November 27, 1964
It’s the end of the last day of vacation. We “worked” in the morning and Bob and I went for a ride in the afternoon. He wanted to see Kent Falls and I wanted to climb Monument Rock but he was driving. Maybe next time. I went babysitting at the King’s house and earned $1.25. Mom and Dad went to see “How the West was Won” and brought back a couple of their friends. It took me about an hour to figure out who they were — Jack Libby and wife! They have a doll of a son who just bought a car and is sad because it can’t neck in it, it’s too small. Tsk, tsk.
November 11, 1975
Bob called! Has a new woman, “Bonnie Jean”, and he wants to show her off and come to visit, around Christmas. Loverly!It seems funny that I didn’t mention Bob’s visit of last spring…it was one of the (many) high points of the summer. It was so great to have him around, that it affected my whole summer. It may even lie at the root of my problems this fall. I have been thinking about Bob a lot.Friday night/Saturday morning I dreamt that he came to visit, I even hugged him, and it felt real. Then I work up, and it wasn’t real + I was so pissed.

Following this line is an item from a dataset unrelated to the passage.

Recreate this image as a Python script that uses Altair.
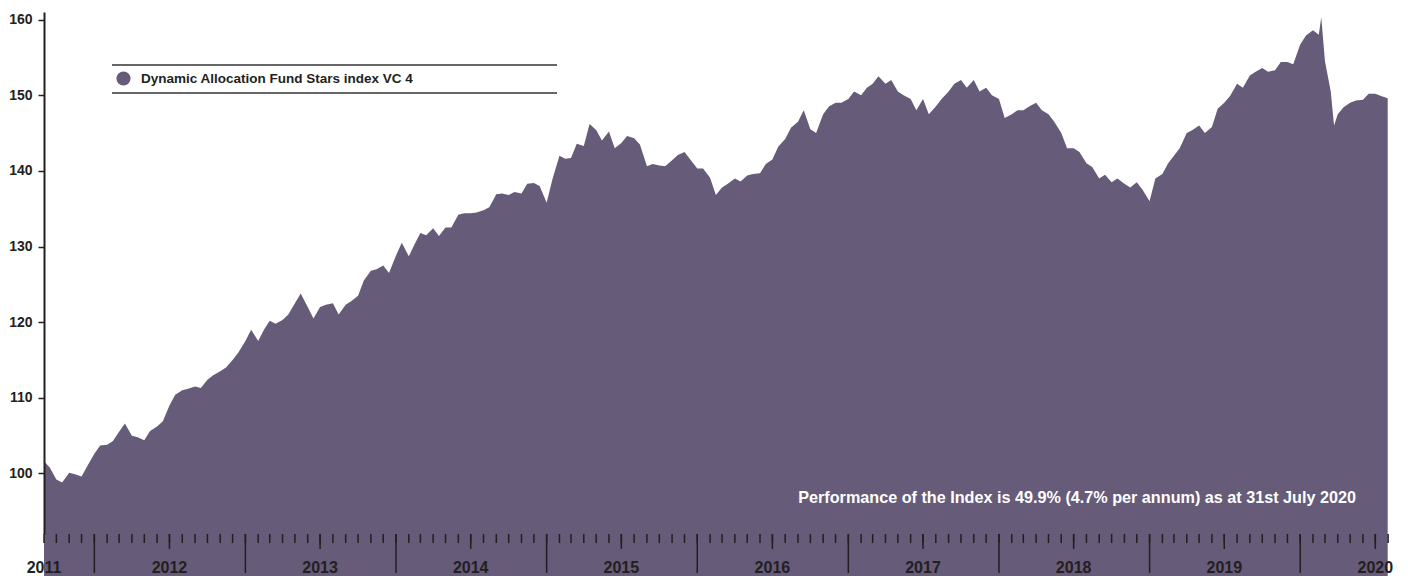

I have an image of my life: a trout struggling upstream, hardly knowing why, only knowing he must.
November 27, 2022
(Yes, I have been journaling for a long time.) Today, I wanted to jump forward in time and see where I was in my twenties. And there was my brother, Bob, again. Only two years apart and often the new kids in town, my brother and I were very close. I used to describe him as the only one who had known me all my life.
Our lives shifted in the sixties, but at first followed similar paths. In the years since that afternoon drive to Kent, we had both graduated from high school and college and moved away from New Milford. We had both married our college sweethearts. That changed in 1969, when he decided to leave the US to avoid the draft. Bob and his wife had moved to Canada and eventually divorced. When when he was in Toronto and we were in upstate New York, we saw each other once or twice a year. In 1974 Jim and I had moved to Rhode Island. Bob’s visit in the summer of 1975, after President Carter’s amnesty for draft evaders, was the first time he came to us since 1969. Reading this entry brought tears to my eyes.
Since then, Bob and his wife Bonnie have moved farther north; we’ve moved farther south. Visiting means a seventeen-hour drive or an expensive flight. We are both in our seventies and it has been too long. Soon, Bob. A real hug. It can’t be too soon.